After a century of elite climbers taking on the dangerous challenge of ascending the world's highest peak since it was first conquered in 1921, which has seen numbers making the attempt explode in recent years to the point of causing deadly climber traffic jams of sorts along the key routes in subzero oxygen-deprived temperatures, Mount Everest is now subject of a garbage crisis.
New reports have found that 6,613 pounds of trash, or over 3 tons, have been collected from Mount Everest since mid-April, with much more trash expected to be hauled off the mountain. And worse, human remains are still to be found all over the mountain — in some instances rapidly warming temperatures have uncovered bodies of climbers who many years or even decades ago perished on the journey.
The trek is so dangerous, and the threat of severe oxygen deprivation so ever present, that most often climbers who lose their lives at the upper levels of the mountain can't be safely retrieved, and are simply "buried" by layers of snow and ice.
As a BBC reported noted earlier this year, nearly 300 climbers total have died on the mountain since the 1920s, two-thirds of which are still buried on the side of the mountain.

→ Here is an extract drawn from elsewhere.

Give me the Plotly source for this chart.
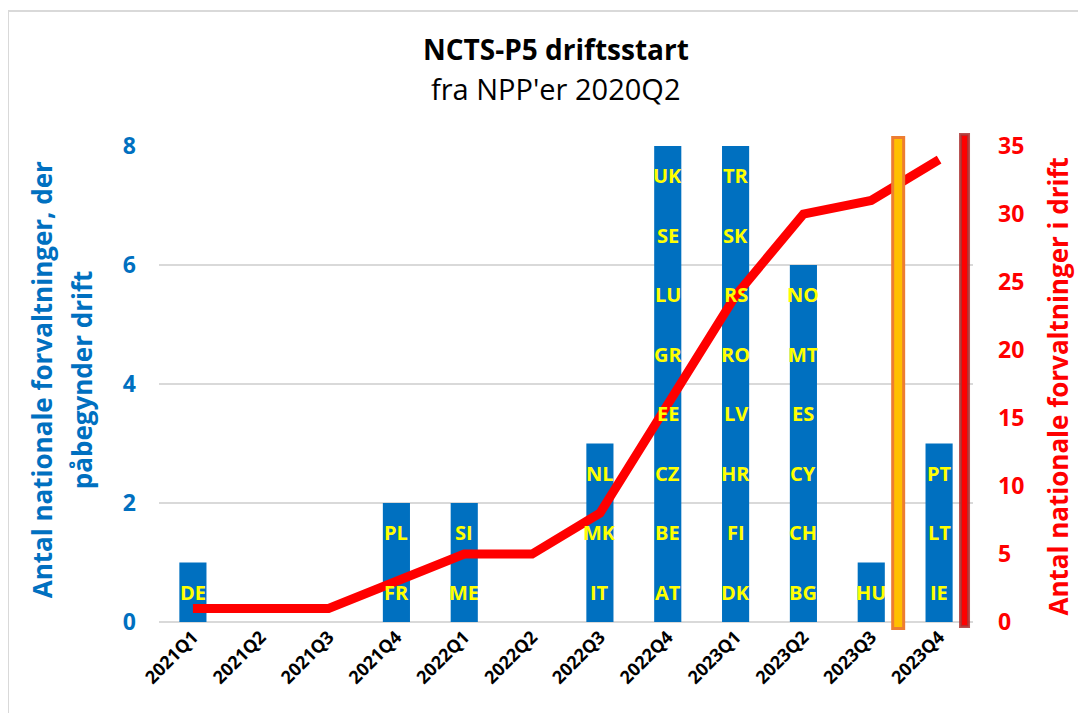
import plotly.graph_objects as go

quarters = ["2021Q1", "2021Q2", "2021Q3", "2021Q4", "2022Q1", "2022Q2",
            "2022Q3", "2022Q4", "2023Q1", "2023Q2", "2023Q3", "2023Q4"]
new_count = [1, 0, 0, 2, 2, 0, 3, 8, 8, 6, 1, 3]
countries = [
    ["DE"], [], [], ["FR", "PL"], ["ME", "SI"], [],
    ["IT", "MK", "NL"],
    ["AT", "BE", "CZ", "EE", "GR", "LU", "SE", "UK"],
    ["DK", "FI", "HR", "LV", "RO", "RS", "SK", "TR"],
    ["BG", "CH", "CY", "ES", "MT", "NO"],
    ["HU"],
    ["IE", "LT", "PT"],
]
cumulative = [1, 1, 1, 3, 5, 5, 8, 16, 24, 30, 31, 34]

title = "NCTS-P5 driftsstart"
subtitle = "fra NPP'er 2020Q2"
left_title_lines = ["Antal nationale forvaltninger, der", "påbegynder drift"]
right_title = "Antal nationale forvaltninger i drift"

BLUE = "#0070C0"
RED = "#FF0000"
FONT = "Open Sans"

fig = go.Figure()
fig.add_trace(go.Bar(x=quarters, y=new_count, marker=dict(color=BLUE, line=dict(width=0)),
                     width=0.4, yaxis="y", hoverinfo="skip"))
fig.add_trace(go.Scatter(x=quarters, y=cumulative, mode="lines", yaxis="y2",
                         line=dict(color=RED, width=9), hoverinfo="skip"))

annotations = []
for q, names in zip(quarters, countries):
    for j, name in enumerate(names):
        annotations.append(dict(x=q, y=j + 0.5, xref="x", yref="y", text=name,
                                showarrow=False, xanchor="center", yanchor="middle",
                                font=dict(family=FONT, size=20, color="#FFFF00", weight="bold")))

common = dict(xref="paper", yref="paper", showarrow=False, xanchor="center", yanchor="middle")
annotations += [
    dict(x=0.4877, y=1.2038, text=title,
         font=dict(family=FONT, size=28, color="black", weight="bold"), **common),
    dict(x=0.4877, y=1.1218, text=subtitle,
         font=dict(family=FONT, size=29, color="black"), **common),
    dict(x=-0.1437, y=0.508, text=left_title_lines[0], textangle=-90,
         font=dict(family=FONT, size=26, color=BLUE, weight="bold"), **common),
    dict(x=-0.0946, y=0.508, text=left_title_lines[1], textangle=-90,
         font=dict(family=FONT, size=26, color=BLUE, weight="bold"), **common),
    dict(x=1.1044, y=0.4947, text=right_title, textangle=-90,
         font=dict(family=FONT, size=26, color=RED, weight="bold"), **common),
]

# vertical marker bars between quarters (category index positions)
orange_pos = 10.397
red_pos = 11.375
shapes = [
    dict(type="rect", xref="x", yref="paper", x0=orange_pos - 0.081, x1=orange_pos + 0.081,
         y0=-0.0137, y1=1.0179, fillcolor="#FFC000", line=dict(color="#ED7D31", width=3),
         layer="above"),
    dict(type="rect", xref="x", yref="paper", x0=red_pos - 0.059, x1=red_pos + 0.059,
         y0=-0.0095, y1=1.0242, fillcolor="#FF0000", line=dict(color="rgba(170,50,50,0.85)", width=3),
         layer="above"),
    dict(type="rect", xref="paper", yref="paper", x0=-0.1855, x1=1.16, y0=-0.25, y1=1.2836,
         fillcolor="rgba(0,0,0,0)", line=dict(color="#D9D9D9", width=2), layer="below"),
]

fig.update_layout(
    width=1086, height=713,
    margin=dict(l=151, r=121, t=138, b=99, autoexpand=False),
    paper_bgcolor="white", plot_bgcolor="white",
    showlegend=False,
    annotations=annotations,
    shapes=shapes,
    xaxis=dict(type="category", range=[-0.5, 11.5], tickangle=-45, showgrid=False,
               showline=False, ticks="",
               tickfont=dict(family=FONT, size=18, color="black", weight="bold")),
    yaxis=dict(range=[0, 8], dtick=2, showgrid=True, gridcolor="#D9D9D9", gridwidth=2,
               zeroline=True, zerolinecolor="#D9D9D9", zerolinewidth=2,
               ticklabelstandoff=22,
               tickfont=dict(family=FONT, size=23, color=BLUE, weight="bold")),
    yaxis2=dict(range=[0, 35], dtick=5, overlaying="y", side="right", showgrid=False,
                zeroline=False, ticklabelstandoff=24,
                tickfont=dict(family=FONT, size=23, color=RED, weight="bold")),
)

fig.write_html("out.html")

This along with the fact that in order to survive the trip up and down climbers often have to simply leave trash behind — everything from meal wrappers to spent oxygen containers — have made Everest the "world's highest dump... covered in tons of trash and dead bodies" according to a USA Today report this week.
In Alaska, North America’s tallest mountain, Denali, is also having a similar issue, only with human poop.
Last month, it was reported that Denali could be covered in 66 tons of poop as glaciers melt away in the coming decades and perhaps much sooner - a process that's speeding up thanks to climate change. — FOX News
The report highlighted that massive local coordinated effort is underway to remove a total of 11 tons of garbage from the mountain over a period of 45 days. This will include both biodegradable and non-biodegradable waste such as oxygen canisters, kitchen waste, beer bottles and poop.
Nepal's tourism director of tourism, Dandu Raj Ghimire, explained the initiative as follows: "Our goal is to extract as much waste as possible from Everest so as to restore glory to the mountain. Everest is not just the crown of the world, but our pride," according to The Hindu.
"Everything on Everest, other than rock and snow, will be brought back," Tika Ram Gurung, secretary of the Nepal Mountaineering Association, was further quoted as saying in a separate report.
"The goal is to send the message that we should keep this mountain pollution free," he said.
A 12-member cleaning team plans to cover as much territory as can be accomplished safely, and intends to retrieve bodies along the way as well — four of which they've reportedly already retrieved successfully.
A recent BBC report said the UK government had successfully retrieved the bodies of ten British nationals from Mt. Everest in recent years, but the official in charge of the effort acknowledged that “clearly more and more of them are emerging now.”
One local Nepalese official also told media outlets that due to warming temperatures, "dead bodies that remained buried all these years are now becoming exposed."
Over 5,000 international climbers have attempted the world's highest peak since its popularity as the world's greatest challenge began in the 20th century, with another nearly 800 set to try this year.
Likely the increased traffic will cause significant and potentially deadly climbing delays, given also the region is notorious for sudden bouts of extreme weather, which can leave people stuck.